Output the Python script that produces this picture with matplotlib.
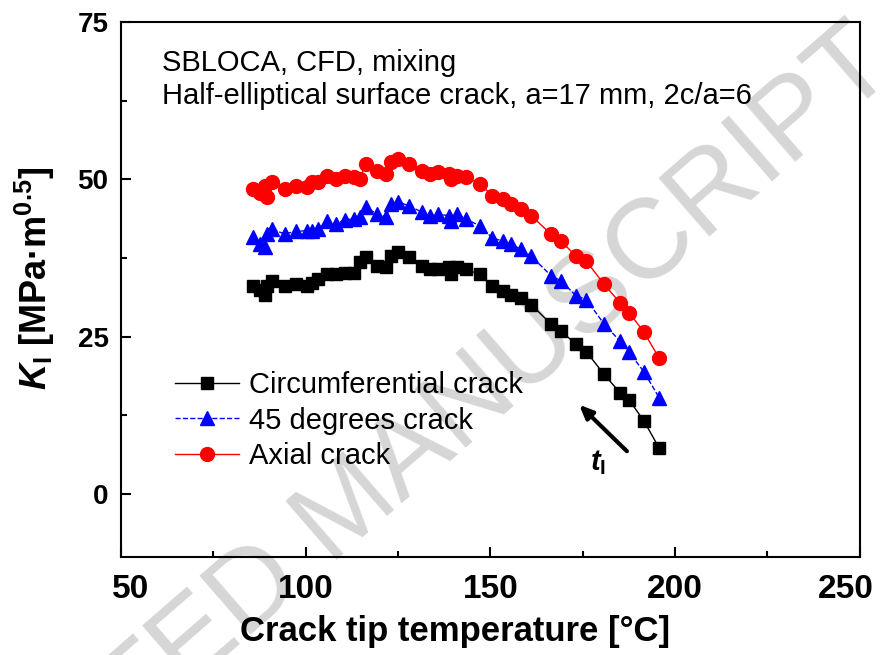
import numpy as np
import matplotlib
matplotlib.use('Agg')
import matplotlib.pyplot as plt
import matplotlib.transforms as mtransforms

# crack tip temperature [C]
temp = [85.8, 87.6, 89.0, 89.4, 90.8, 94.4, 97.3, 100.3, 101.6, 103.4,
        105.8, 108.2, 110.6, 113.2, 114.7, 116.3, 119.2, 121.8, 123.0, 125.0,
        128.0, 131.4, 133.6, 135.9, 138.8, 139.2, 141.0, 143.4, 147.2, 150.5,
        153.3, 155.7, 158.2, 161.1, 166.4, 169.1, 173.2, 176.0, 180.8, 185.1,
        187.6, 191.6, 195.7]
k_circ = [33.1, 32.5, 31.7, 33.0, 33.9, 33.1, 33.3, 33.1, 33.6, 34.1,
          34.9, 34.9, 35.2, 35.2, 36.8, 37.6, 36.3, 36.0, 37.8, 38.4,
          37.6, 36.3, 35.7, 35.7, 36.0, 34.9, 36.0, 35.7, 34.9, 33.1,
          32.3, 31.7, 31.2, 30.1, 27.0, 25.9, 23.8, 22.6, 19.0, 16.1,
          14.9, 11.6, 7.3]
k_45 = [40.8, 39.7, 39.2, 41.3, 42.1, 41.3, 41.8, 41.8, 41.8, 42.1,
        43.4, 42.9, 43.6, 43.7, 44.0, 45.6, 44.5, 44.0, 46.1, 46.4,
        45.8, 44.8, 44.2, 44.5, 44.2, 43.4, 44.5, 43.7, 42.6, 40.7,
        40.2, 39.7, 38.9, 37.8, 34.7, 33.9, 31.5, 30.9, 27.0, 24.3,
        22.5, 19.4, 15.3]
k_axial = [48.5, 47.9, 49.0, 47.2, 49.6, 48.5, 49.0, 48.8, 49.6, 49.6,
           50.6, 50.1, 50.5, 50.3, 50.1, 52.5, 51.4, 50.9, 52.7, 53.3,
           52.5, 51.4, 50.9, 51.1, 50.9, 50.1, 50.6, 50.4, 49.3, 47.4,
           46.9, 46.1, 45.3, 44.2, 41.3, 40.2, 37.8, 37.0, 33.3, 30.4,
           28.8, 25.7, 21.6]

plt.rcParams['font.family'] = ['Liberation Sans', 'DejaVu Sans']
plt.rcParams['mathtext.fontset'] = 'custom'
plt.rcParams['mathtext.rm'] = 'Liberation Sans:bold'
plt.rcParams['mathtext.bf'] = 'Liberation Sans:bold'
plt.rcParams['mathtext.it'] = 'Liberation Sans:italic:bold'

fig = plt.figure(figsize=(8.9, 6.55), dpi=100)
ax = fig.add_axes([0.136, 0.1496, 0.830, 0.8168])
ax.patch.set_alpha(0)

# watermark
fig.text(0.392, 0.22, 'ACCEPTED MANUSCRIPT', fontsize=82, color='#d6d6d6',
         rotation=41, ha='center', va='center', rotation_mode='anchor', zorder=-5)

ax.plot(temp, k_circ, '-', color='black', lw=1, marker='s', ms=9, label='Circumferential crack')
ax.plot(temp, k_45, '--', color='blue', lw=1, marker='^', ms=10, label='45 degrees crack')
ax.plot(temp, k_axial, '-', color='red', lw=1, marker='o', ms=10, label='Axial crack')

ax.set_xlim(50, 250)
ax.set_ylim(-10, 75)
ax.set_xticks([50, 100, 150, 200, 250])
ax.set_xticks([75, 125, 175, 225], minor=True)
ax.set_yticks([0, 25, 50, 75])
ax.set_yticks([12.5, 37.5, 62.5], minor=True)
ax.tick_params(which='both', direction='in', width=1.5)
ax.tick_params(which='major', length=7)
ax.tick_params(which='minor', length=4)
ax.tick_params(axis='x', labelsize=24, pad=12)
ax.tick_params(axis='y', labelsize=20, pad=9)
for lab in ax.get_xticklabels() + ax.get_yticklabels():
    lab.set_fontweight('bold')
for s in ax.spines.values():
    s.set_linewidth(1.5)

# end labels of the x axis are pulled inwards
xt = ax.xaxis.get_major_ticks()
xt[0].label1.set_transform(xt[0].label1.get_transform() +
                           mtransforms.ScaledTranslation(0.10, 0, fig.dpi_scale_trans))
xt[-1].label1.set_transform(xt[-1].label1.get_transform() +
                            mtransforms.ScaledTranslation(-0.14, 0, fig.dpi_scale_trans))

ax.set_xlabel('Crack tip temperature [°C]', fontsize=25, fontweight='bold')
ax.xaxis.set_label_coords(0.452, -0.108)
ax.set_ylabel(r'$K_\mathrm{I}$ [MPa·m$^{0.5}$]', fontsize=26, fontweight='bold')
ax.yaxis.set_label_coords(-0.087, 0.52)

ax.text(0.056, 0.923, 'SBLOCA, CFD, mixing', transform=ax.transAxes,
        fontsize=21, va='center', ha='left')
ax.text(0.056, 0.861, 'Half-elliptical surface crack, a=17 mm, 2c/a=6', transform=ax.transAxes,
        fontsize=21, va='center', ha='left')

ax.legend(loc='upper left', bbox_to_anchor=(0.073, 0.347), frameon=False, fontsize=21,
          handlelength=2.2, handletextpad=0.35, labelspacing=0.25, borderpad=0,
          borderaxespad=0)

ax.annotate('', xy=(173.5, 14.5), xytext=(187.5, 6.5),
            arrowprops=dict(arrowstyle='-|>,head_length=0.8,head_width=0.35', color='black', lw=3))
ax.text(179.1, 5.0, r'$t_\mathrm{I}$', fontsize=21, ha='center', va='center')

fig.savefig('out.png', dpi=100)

#####

» Task to complete:
Copy the listing in full and without alteration, omitting every picture.

» Solution to this exercise:
Output the Python script that produces this picture with matplotlib.
import numpy as np
import matplotlib
matplotlib.use('Agg')
import matplotlib.pyplot as plt
import matplotlib.transforms as mtransforms

# crack tip temperature [C]
temp = [85.8, 87.6, 89.0, 89.4, 90.8, 94.4, 97.3, 100.3, 101.6, 103.4,
        105.8, 108.2, 110.6, 113.2, 114.7, 116.3, 119.2, 121.8, 123.0, 125.0,
        128.0, 131.4, 133.6, 135.9, 138.8, 139.2, 141.0, 143.4, 147.2, 150.5,
        153.3, 155.7, 158.2, 161.1, 166.4, 169.1, 173.2, 176.0, 180.8, 185.1,
        187.6, 191.6, 195.7]
k_circ = [33.1, 32.5, 31.7, 33.0, 33.9, 33.1, 33.3, 33.1, 33.6, 34.1,
          34.9, 34.9, 35.2, 35.2, 36.8, 37.6, 36.3, 36.0, 37.8, 38.4,
          37.6, 36.3, 35.7, 35.7, 36.0, 34.9, 36.0, 35.7, 34.9, 33.1,
          32.3, 31.7, 31.2, 30.1, 27.0, 25.9, 23.8, 22.6, 19.0, 16.1,
          14.9, 11.6, 7.3]
k_45 = [40.8, 39.7, 39.2, 41.3, 42.1, 41.3, 41.8, 41.8, 41.8, 42.1,
        43.4, 42.9, 43.6, 43.7, 44.0, 45.6, 44.5, 44.0, 46.1, 46.4,
        45.8, 44.8, 44.2, 44.5, 44.2, 43.4, 44.5, 43.7, 42.6, 40.7,
        40.2, 39.7, 38.9, 37.8, 34.7, 33.9, 31.5, 30.9, 27.0, 24.3,
        22.5, 19.4, 15.3]
k_axial = [48.5, 47.9, 49.0, 47.2, 49.6, 48.5, 49.0, 48.8, 49.6, 49.6,
           50.6, 50.1, 50.5, 50.3, 50.1, 52.5, 51.4, 50.9, 52.7, 53.3,
           52.5, 51.4, 50.9, 51.1, 50.9, 50.1, 50.6, 50.4, 49.3, 47.4,
           46.9, 46.1, 45.3, 44.2, 41.3, 40.2, 37.8, 37.0, 33.3, 30.4,
           28.8, 25.7, 21.6]

plt.rcParams['font.family'] = ['Liberation Sans', 'DejaVu Sans']
plt.rcParams['mathtext.fontset'] = 'custom'
plt.rcParams['mathtext.rm'] = 'Liberation Sans:bold'
plt.rcParams['mathtext.bf'] = 'Liberation Sans:bold'
plt.rcParams['mathtext.it'] = 'Liberation Sans:italic:bold'

fig = plt.figure(figsize=(8.9, 6.55), dpi=100)
ax = fig.add_axes([0.136, 0.1496, 0.830, 0.8168])
ax.patch.set_alpha(0)

# watermark
fig.text(0.392, 0.22, 'ACCEPTED MANUSCRIPT', fontsize=82, color='#d6d6d6',
         rotation=41, ha='center', va='center', rotation_mode='anchor', zorder=-5)

ax.plot(temp, k_circ, '-', color='black', lw=1, marker='s', ms=9, label='Circumferential crack')
ax.plot(temp, k_45, '--', color='blue', lw=1, marker='^', ms=10, label='45 degrees crack')
ax.plot(temp, k_axial, '-', color='red', lw=1, marker='o', ms=10, label='Axial crack')

ax.set_xlim(50, 250)
ax.set_ylim(-10, 75)
ax.set_xticks([50, 100, 150, 200, 250])
ax.set_xticks([75, 125, 175, 225], minor=True)
ax.set_yticks([0, 25, 50, 75])
ax.set_yticks([12.5, 37.5, 62.5], minor=True)
ax.tick_params(which='both', direction='in', width=1.5)
ax.tick_params(which='major', length=7)
ax.tick_params(which='minor', length=4)
ax.tick_params(axis='x', labelsize=24, pad=12)
ax.tick_params(axis='y', labelsize=20, pad=9)
for lab in ax.get_xticklabels() + ax.get_yticklabels():
    lab.set_fontweight('bold')
for s in ax.spines.values():
    s.set_linewidth(1.5)

# end labels of the x axis are pulled inwards
xt = ax.xaxis.get_major_ticks()
xt[0].label1.set_transform(xt[0].label1.get_transform() +
                           mtransforms.ScaledTranslation(0.10, 0, fig.dpi_scale_trans))
xt[-1].label1.set_transform(xt[-1].label1.get_transform() +
                            mtransforms.ScaledTranslation(-0.14, 0, fig.dpi_scale_trans))

ax.set_xlabel('Crack tip temperature [°C]', fontsize=25, fontweight='bold')
ax.xaxis.set_label_coords(0.452, -0.108)
ax.set_ylabel(r'$K_\mathrm{I}$ [MPa·m$^{0.5}$]', fontsize=26, fontweight='bold')
ax.yaxis.set_label_coords(-0.087, 0.52)

ax.text(0.056, 0.923, 'SBLOCA, CFD, mixing', transform=ax.transAxes,
        fontsize=21, va='center', ha='left')
ax.text(0.056, 0.861, 'Half-elliptical surface crack, a=17 mm, 2c/a=6', transform=ax.transAxes,
        fontsize=21, va='center', ha='left')

ax.legend(loc='upper left', bbox_to_anchor=(0.073, 0.347), frameon=False, fontsize=21,
          handlelength=2.2, handletextpad=0.35, labelspacing=0.25, borderpad=0,
          borderaxespad=0)

ax.annotate('', xy=(173.5, 14.5), xytext=(187.5, 6.5),
            arrowprops=dict(arrowstyle='-|>,head_length=0.8,head_width=0.35', color='black', lw=3))
ax.text(179.1, 5.0, r'$t_\mathrm{I}$', fontsize=21, ha='center', va='center')

fig.savefig('out.png', dpi=100)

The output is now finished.